- YOUR GOAL -
Repeat every record below exactly, leaving out the pictures.

- DATASET -

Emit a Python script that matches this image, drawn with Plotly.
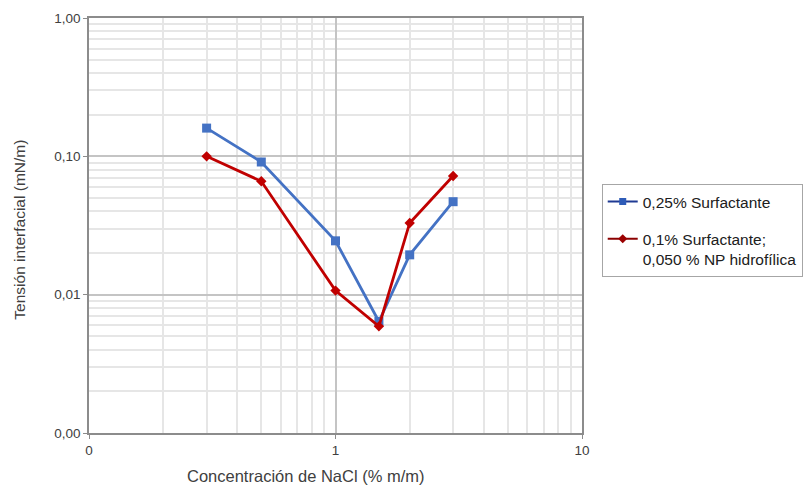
import plotly.graph_objects as go

nacl = [0.3, 0.5, 1.0, 1.5, 2.0, 3.0]
surf_025 = [0.160, 0.091, 0.0245, 0.0064, 0.0194, 0.047]
surf_01_np = [0.100, 0.066, 0.0107, 0.0059, 0.033, 0.072]

x_tickvals = [0.1, 1, 10]
x_ticktext = ["0", "1", "10"]
y_tickvals = [0.001, 0.01, 0.1, 1]
y_ticktext = ["0,00", "0,01", "0,10", "1,00"]

name1 = "0,25% Surfactante"
name2 = "0,1% Surfactante;<br>0,050 % NP hidrofílica"

blue = "#4472C4"
red = "#C00000"
font = "Liberation Sans, Arial, sans-serif"

fig = go.Figure()
fig.add_trace(go.Scatter(x=nacl, y=surf_025, mode="lines+markers", showlegend=False,
                         line=dict(color=blue, width=2.8),
                         marker=dict(symbol="square", size=9, color=blue)))
fig.add_trace(go.Scatter(x=nacl, y=surf_01_np, mode="lines+markers", showlegend=False,
                         line=dict(color=red, width=2.8),
                         marker=dict(symbol="diamond", size=8, color=red)))
# legend entries
fig.add_trace(go.Scatter(x=[None], y=[None], mode="lines+markers", name=name1,
                         legendgroup="a",
                         line=dict(color="#1F3A93", width=2),
                         marker=dict(symbol="square", size=7, color="#2E5CB8")))
fig.add_trace(go.Scatter(x=[None], y=[None], mode="lines+markers", name=name2,
                         legendgroup="b",
                         line=dict(color="#8B0000", width=2),
                         marker=dict(symbol="diamond", size=7, color="#9B0000")))

axis_common = dict(
    type="log", showline=True, linecolor="#8c8c8c", linewidth=1.5, mirror=True,
    ticks="outside", ticklen=4, tickcolor="#8c8c8c",
    showgrid=True, gridcolor="#c4c4c4", gridwidth=1.5,
    tickfont=dict(family=font, size=13.5, color="#404040"),
    minor=dict(showgrid=True, gridcolor="#e6e6e6", gridwidth=1.5, dtick="D1", ticks=""),
    zeroline=False,
)

fig.update_layout(
    width=811, height=485,
    margin=dict(l=89, r=229, t=18, b=52, autoexpand=False),
    paper_bgcolor="white", plot_bgcolor="white",
    font=dict(family=font, size=13, color="#404040"),
    xaxis=dict(axis_common, range=[-1, 1], tickvals=x_tickvals, ticktext=x_ticktext),
    yaxis=dict(axis_common, range=[-3, 0], tickvals=y_tickvals, ticktext=y_ticktext),
    legend=dict(x=1.04, y=0.6, xanchor="left", yanchor="top",
                bordercolor="#a6a6a6", borderwidth=1, bgcolor="white",
                font=dict(family=font, size=15.5, color="#202020"),
                tracegroupgap=14, itemwidth=30, valign="top"),
    annotations=[
        dict(text="Concentración de NaCl (% m/m)", xref="paper", yref="paper",
             x=0.44, y=-0.104, xanchor="center", yanchor="middle", showarrow=False,
             font=dict(family=font, size=16.5, color="#404040")),
        dict(text="Tensión interfacial (mN/m)", xref="paper", yref="paper",
             x=-0.14, y=0.49, xanchor="center", yanchor="middle", showarrow=False,
             textangle=-90, font=dict(family=font, size=15.5, color="#404040")),
    ],
)

fig.write_html("out.html")
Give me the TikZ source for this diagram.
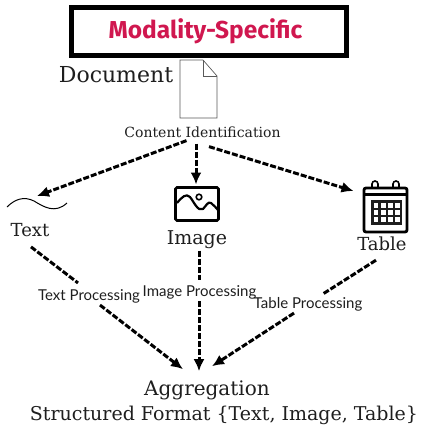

- ANSWER FOR THE TASK -
Emit a Python script that matches this image, drawn with Plotly.
import plotly.graph_objects as go

nacl = [0.3, 0.5, 1.0, 1.5, 2.0, 3.0]
surf_025 = [0.160, 0.091, 0.0245, 0.0064, 0.0194, 0.047]
surf_01_np = [0.100, 0.066, 0.0107, 0.0059, 0.033, 0.072]

x_tickvals = [0.1, 1, 10]
x_ticktext = ["0", "1", "10"]
y_tickvals = [0.001, 0.01, 0.1, 1]
y_ticktext = ["0,00", "0,01", "0,10", "1,00"]

name1 = "0,25% Surfactante"
name2 = "0,1% Surfactante;<br>0,050 % NP hidrofílica"

blue = "#4472C4"
red = "#C00000"
font = "Liberation Sans, Arial, sans-serif"

fig = go.Figure()
fig.add_trace(go.Scatter(x=nacl, y=surf_025, mode="lines+markers", showlegend=False,
                         line=dict(color=blue, width=2.8),
                         marker=dict(symbol="square", size=9, color=blue)))
fig.add_trace(go.Scatter(x=nacl, y=surf_01_np, mode="lines+markers", showlegend=False,
                         line=dict(color=red, width=2.8),
                         marker=dict(symbol="diamond", size=8, color=red)))
# legend entries
fig.add_trace(go.Scatter(x=[None], y=[None], mode="lines+markers", name=name1,
                         legendgroup="a",
                         line=dict(color="#1F3A93", width=2),
                         marker=dict(symbol="square", size=7, color="#2E5CB8")))
fig.add_trace(go.Scatter(x=[None], y=[None], mode="lines+markers", name=name2,
                         legendgroup="b",
                         line=dict(color="#8B0000", width=2),
                         marker=dict(symbol="diamond", size=7, color="#9B0000")))

axis_common = dict(
    type="log", showline=True, linecolor="#8c8c8c", linewidth=1.5, mirror=True,
    ticks="outside", ticklen=4, tickcolor="#8c8c8c",
    showgrid=True, gridcolor="#c4c4c4", gridwidth=1.5,
    tickfont=dict(family=font, size=13.5, color="#404040"),
    minor=dict(showgrid=True, gridcolor="#e6e6e6", gridwidth=1.5, dtick="D1", ticks=""),
    zeroline=False,
)

fig.update_layout(
    width=811, height=485,
    margin=dict(l=89, r=229, t=18, b=52, autoexpand=False),
    paper_bgcolor="white", plot_bgcolor="white",
    font=dict(family=font, size=13, color="#404040"),
    xaxis=dict(axis_common, range=[-1, 1], tickvals=x_tickvals, ticktext=x_ticktext),
    yaxis=dict(axis_common, range=[-3, 0], tickvals=y_tickvals, ticktext=y_ticktext),
    legend=dict(x=1.04, y=0.6, xanchor="left", yanchor="top",
                bordercolor="#a6a6a6", borderwidth=1, bgcolor="white",
                font=dict(family=font, size=15.5, color="#202020"),
                tracegroupgap=14, itemwidth=30, valign="top"),
    annotations=[
        dict(text="Concentración de NaCl (% m/m)", xref="paper", yref="paper",
             x=0.44, y=-0.104, xanchor="center", yanchor="middle", showarrow=False,
             font=dict(family=font, size=16.5, color="#404040")),
        dict(text="Tensión interfacial (mN/m)", xref="paper", yref="paper",
             x=-0.14, y=0.49, xanchor="center", yanchor="middle", showarrow=False,
             textangle=-90, font=dict(family=font, size=15.5, color="#404040")),
    ],
)

fig.write_html("out.html")
Give me the TikZ source for this diagram.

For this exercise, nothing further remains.